2024 OPA Adult Contest – Form Category Prose Poem – Winners
Judge’s Overall Comments:
While an old form, the prose poem has not been washed of its
controversy. Poets have long argued the merit of the prose poem as a form—even contesting if it is a form at all, or just lovely prose. On the dividing line, I am firmly on the side that prose poetry exists as its own unique form—but its familiar look hides the skill needed to ensure that it is a poem and not just lovely prose. For certainly there is such a thing as lovely prose that is not poetry. So how does one recognize the former from the latter? This is where the toolbox of the poet can be heavily tested. Line, in the traditional sense, does so much work for the poet, aiding music, imagery, meaning, and so much more. So how does one cope with the “absence” of the line? The most skilled prose poems still treat the work on the level of the line, whether it is through the use of punctuation, syntax, and diction, or through the careful curating of what words the “line” ends on. To me—one reader among many—that is the secret of the prose poem, what separates it from lovely prose: line still matters much in the same way as traditional poetry but shackled. The question is: how far can you take it even with those chains?
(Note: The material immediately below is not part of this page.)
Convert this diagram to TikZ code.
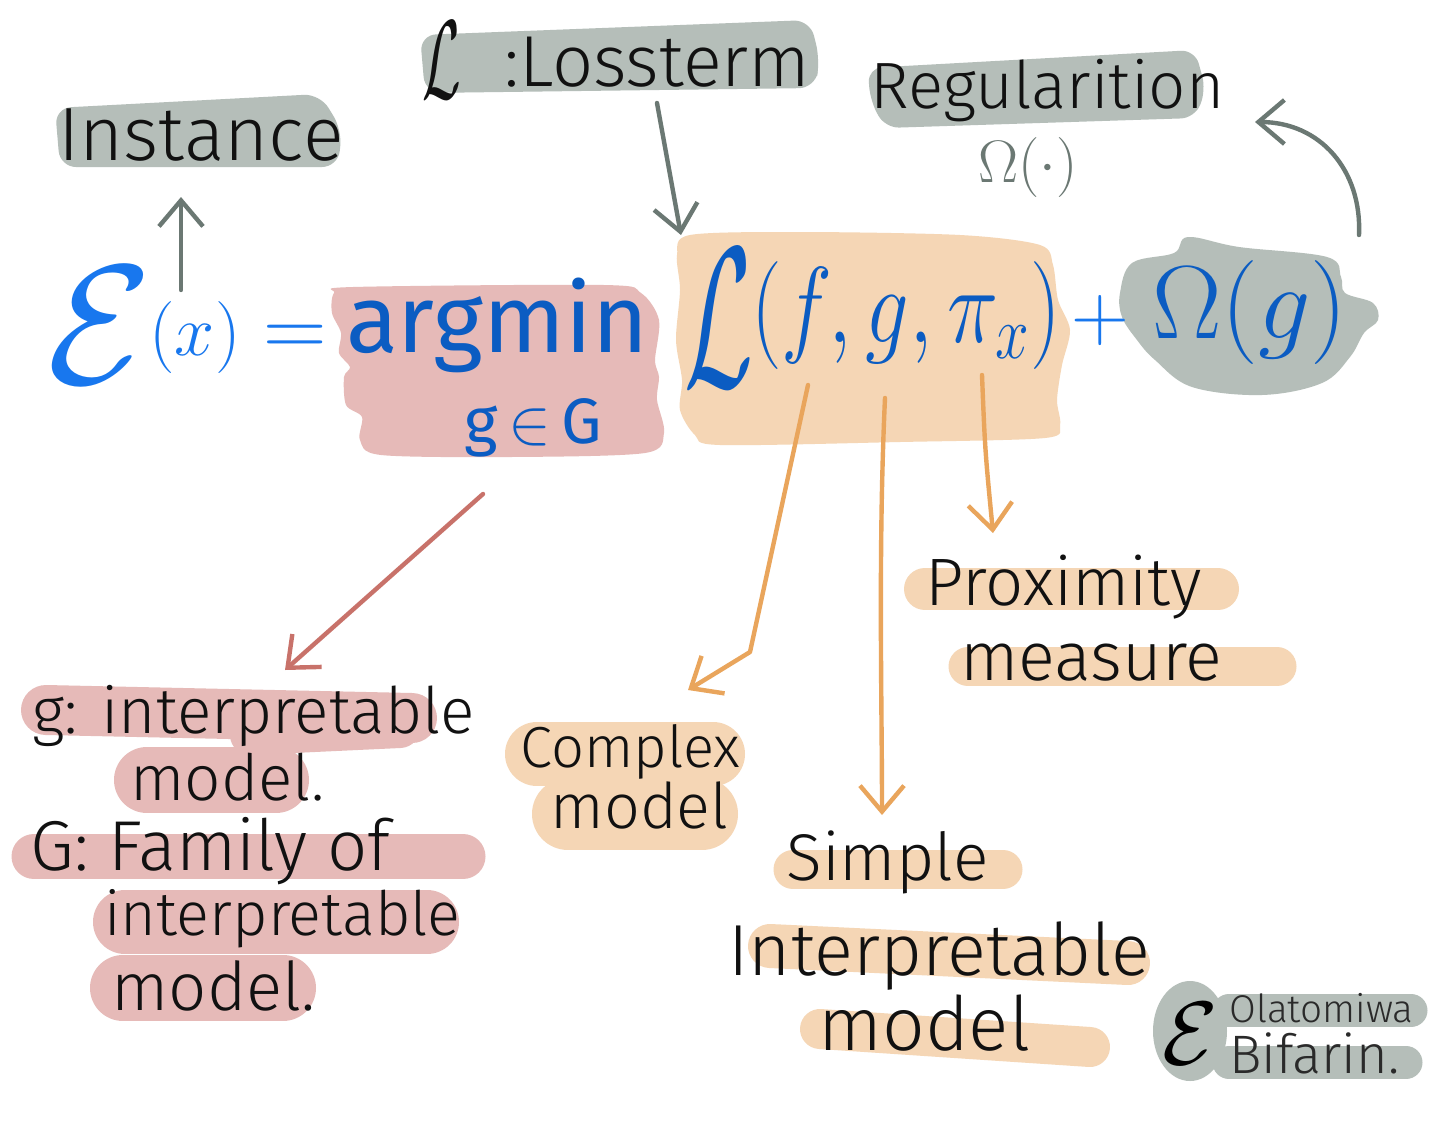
\RequirePackage{fix-cm}
\documentclass[tikz,border=0pt]{standalone}
\usepackage{fontspec}
\setmainfont{Fira Sans}[UprightFont={* Light}]
\newfontfamily\formfont{Fira Sans}
\usetikzlibrary{arrows.meta}
\definecolor{hlgray}{HTML}{B5BEB9}
\definecolor{hlpink}{HTML}{E6BAB8}
\definecolor{hlpeach}{HTML}{F5D6B5}
\definecolor{bluel}{HTML}{1877EE}
\definecolor{blued}{HTML}{0B5CC2}
\definecolor{arrgray}{HTML}{6B7873}
\definecolor{arrred}{HTML}{C8726A}
\definecolor{arrorange}{HTML}{E9A55C}
\definecolor{inkc}{HTML}{111111}
\definecolor{sigink}{HTML}{2A2A2A}
\newcommand{\fsz}[1]{\fontsize{#1pt}{#1pt}\selectfont}
\newcommand{\fitw}[2]{\resizebox{#1}{!}{\fsz{40}#2}}
\begin{document}
\begin{tikzpicture}[x=0.5pt,y=-0.5pt,
  ink/.style={text=inkc,inner sep=0pt},
  hl/.style={line cap=round,line join=round},
  arr/.style={line width=2.2pt,line cap=round,line join=round,
    -{Straight Barb[length=13pt,width=22pt,line width=2.2pt]}}]
\useasboundingbox (0,0) rectangle (1456,1125);
\fill[white] (0,0) rectangle (1456,1125);

% ---------- highlight blobs ----------
\fill[hlgray,rounded corners=8pt] (55,108) -- (320,94) -- (342,130) -- (338,167) -- (60,167) -- cycle;
\fill[hlgray,rounded corners=8pt] (420,35) -- (810,20) -- (820,60) -- (815,88) -- (425,93) -- cycle;
\fill[hlgray,rounded corners=7pt] (868,68) -- (1195,50) -- (1206,90) -- (1195,118) -- (885,128) -- (870,100) -- cycle;
\fill[hlgray] plot[smooth cycle,tension=0.6] coordinates {(1120,293) (1132,263) (1174,253) (1188,237) (1239,247) (1327,257) (1341,277) (1345,293) (1373,303) (1378,320) (1364,333) (1350,357) (1322,383) (1262,395) (1192,387) (1155,360) (1137,340) (1122,317)};
\fill[hlpink] plot[smooth cycle,tension=0.5] coordinates {(334,293) (353,287) (604,285) (641,293) (659,320) (655,360) (659,377) (657,400) (664,433) (645,453) (511,457) (381,455) (360,440) (362,417) (346,405) (344,377) (350,367) (339,353) (341,333) (332,313)};
\fill[hlpeach] plot[smooth cycle,tension=0.5] coordinates {(690,235) (800,232) (960,235) (1040,245) (1053,265) (1058,300) (1070,330) (1062,365) (1057,400) (1060,425) (1045,438) (900,442) (720,445) (695,435) (680,410) (682,380) (676,340) (680,290) (677,255)};

\draw[hl,hlpink,line width=25pt] (46,710) -- (412,718);
\draw[hl,hlpink,line width=20pt] (250,735) -- (400,728);
\draw[hl,hlpink,line width=33pt] (147,780) -- (276,780);
\draw[hl,hlpink,line width=22.5pt] (34,856.5) -- (463,856.5);
\draw[hl,hlpink,line width=32pt] (125,922) -- (427,922);
\draw[hl,hlpink,line width=33pt] (123,988) -- (283,988);

\draw[hl,hlpeach,line width=32pt] (537,754) -- (713,754);
\draw[hl,hlpeach,line width=36pt] (568,814) -- (702,814);
\draw[hl,hlpeach,line width=21pt] (925,589) -- (1218,589);
\draw[hl,hlpeach,line width=19.5pt] (968,666.5) -- (1277,666.5);
\draw[hl,hlpeach,line width=19.5pt] (793,869.5) -- (1003,869.5);
\draw[hl,hlpeach,line width=22pt] (770,946) -- (1128,963);
\draw[hl,hlpeach,line width=20pt] (820,1029) -- (1090,1047);

\fill[hlgray] (1190,1031) ellipse [x radius=37,y radius=50];
\draw[hl,hlgray,line width=16.5pt] (1229,1010.5) -- (1411,1010.5);
\draw[hl,hlgray,line width=16.5pt] (1229,1062.5) -- (1406,1062.5);

% ---------- formula ----------
\node[text=bluel,inner sep=0pt] (E) at (100,325) {\fsz{85}$\mathcal{E}$};
\node[text=bluel,inner sep=0pt] (Ex) at (195,337) {\fsz{36}$(x)$};
\node[text=bluel,inner sep=0pt] (eq) at (295,341) {\fsz{44}$=$};
\node[text=blued,inner sep=0pt,anchor=base] (argmin) at (497,352) {\resizebox{151pt}{!}{\formfont\fsz{50}argmin}};
\node[text=blued,inner sep=0pt] (gG) at (533,428) {\resizebox{69pt}{!}{\formfont\fsz{34}g\,$\in$\,G}};
\node[text=blued,inner sep=0pt] (L) at (719,318) {\scalebox{0.5}[1]{\fsz{100}$\mathcal{L}$}};
\node[text=blued,inner sep=0pt] (args) at (906,315) {\scalebox{0.8}[1]{\fsz{54}$(f,g,\pi_x)$}};
\node[text=bluel,inner sep=0pt] (plus) at (1100,320) {\fsz{40}$+$};
\node[text=blued,inner sep=0pt] (Om) at (1250,312) {\fsz{52}$\Omega(g)$};

% ---------- labels ----------
\node[ink,anchor=base west] (inst) at (58,160) {\fitw{142.5pt}{Instance}};
\node[ink,anchor=base west] (lossL) at (422,98) {\scalebox{0.5}[1]{\fsz{56}$\mathcal{L}$}};
\node[ink,anchor=base west] (loss) at (504,86) {\fitw{153pt}{:Lossterm}};
\node[ink,anchor=base west] (reg) at (870,108) {\fitw{177pt}{Regularition}};
\node[text=arrgray,inner sep=0pt] (regom) at (1028,167) {\fsz{30}$\Omega(\cdot)$};

\node[ink,anchor=base west] (g1) at (32,733) {\fitw{221pt}{g: interpretable}};
\node[ink,anchor=base west] (g2) at (130,800) {\fitw{97pt}{model.}};
\node[ink,anchor=base west] (G1) at (30,870) {\fitw{180pt}{G: Family of}};
\node[ink,anchor=base west] (G2) at (104,935) {\fitw{178pt}{interpretable}};
\node[ink,anchor=base west] (G3) at (111,1010) {\fitw{102pt}{model.}};

\node[ink,anchor=base west] (c1) at (520,767) {\fitw{110pt}{Complex}};
\node[ink,anchor=base west] (c2) at (550,828) {\fitw{89pt}{model}};

\node[ink,anchor=base west] (p1) at (925,605) {\fitw{138pt}{Proximity}};
\node[ink,anchor=base west] (p2) at (960,680) {\fitw{131pt}{measure}};

\node[ink,anchor=base west] (s1) at (786,880) {\fitw{101pt}{Simple}};
\node[ink,anchor=base west] (s2) at (728,975) {\fitw{211pt}{Interpretable}};
\node[ink,anchor=base west] (s3) at (818,1050) {\fitw{106pt}{model}};

\node[text=black,inner sep=0pt] (sigE) at (1190,1034) {\fsz{45}$\mathcal{E}$};
\node[text=sigink,inner sep=0pt,anchor=base west] (sig1) at (1229,1022) {\fitw{92pt}{Olatomiwa}};
\node[text=sigink,inner sep=0pt,anchor=base west] (sig2) at (1229,1073) {\fitw{85pt}{Bifarin.}};

% ---------- connectors ----------
\coordinate (a1s) at (181,290); \coordinate (a1e) at (181,197);
\draw[arr,arrgray] (a1s) -- (a1e);
\coordinate (a2s) at (657,103); \coordinate (a2e) at (681,235);
\draw[arr,arrgray] (a2s) -- (a2e);
\coordinate (a3s) at (1359,235); \coordinate (a3e) at (1255,122);
\draw[arr,arrgray] (a3s) .. controls (1362,170) and (1320,122) .. (a3e);
\coordinate (a4s) at (483,494); \coordinate (a4e) at (285,670);
\draw[arr,arrred] (a4s) -- (a4e);
\coordinate (a5s) at (808,385); \coordinate (a5m) at (750,652); \coordinate (a5e) at (688,690);
\draw[arr,arrorange] (a5s) -- (a5m) -- (a5e);
\coordinate (a6s) at (885,398); \coordinate (a6e) at (882,815);
\draw[arr,arrorange] (a6s) .. controls (878,550) and (882,700) .. (a6e);
\coordinate (a7s) at (982,375); \coordinate (a7e) at (993,533);
\draw[arr,arrorange] (a7s) .. controls (985,450) .. (a7e);
\end{tikzpicture}
\end{document}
1st Place: Dayle Olson, "Brewer’s Blackbird"
2nd Place: Scott Dalgarno, "Small Pleasures"
3rd Place: Susan Easterly, "Zen on the Lizard"
Rana said, "Judging this contest was extremely difficult because of the many wonderful poems submitted; I want to highlight the following poems that did amazing work with music, imagery, line, and subject matter:"
1st HM: Nancy Flynn, "Thresholds of More Oblivious Blossoming"
2nd HM: Carson Lommers, "A Bird at the End of the World”
3rd HM: Brian Evans, "A Night at Fort Stevens"
And close behind (in alphabetical order)
Sarah Clark, “Vitality”
Mary Christine Delea, “Before the Ice Storm”
Joan Dobbie, “Fruit of the Holocaust”
Matthew Friday, “The Rose”
Marilyn Johnston, “Breaking News”
Severena Johnston, “Could it be”
Brian Rohr, “Inside the photo lab”
JUDGE
Rana Tahir
Rana Tahir is a poet and author living in Portland. She is of Pakistani origin and grew up in Kuwait. She earned her MFA from Pacific University. Her work has appeared or is forthcoming from Asian American Writers Workshop, Bahr Magazine, Poetry Online, West Trade Review, and Quarterly West among others. She is the author of three books, a textbook on the life and work of Harlem Renaissance poet Countee Cullen, a Choose Your Own Adventure Novel based
on the life of World War II Heroine Noor Inayat Khan, and a Choose Your Own Adventure novel based on the fourth season of the Netflix show Stranger Things.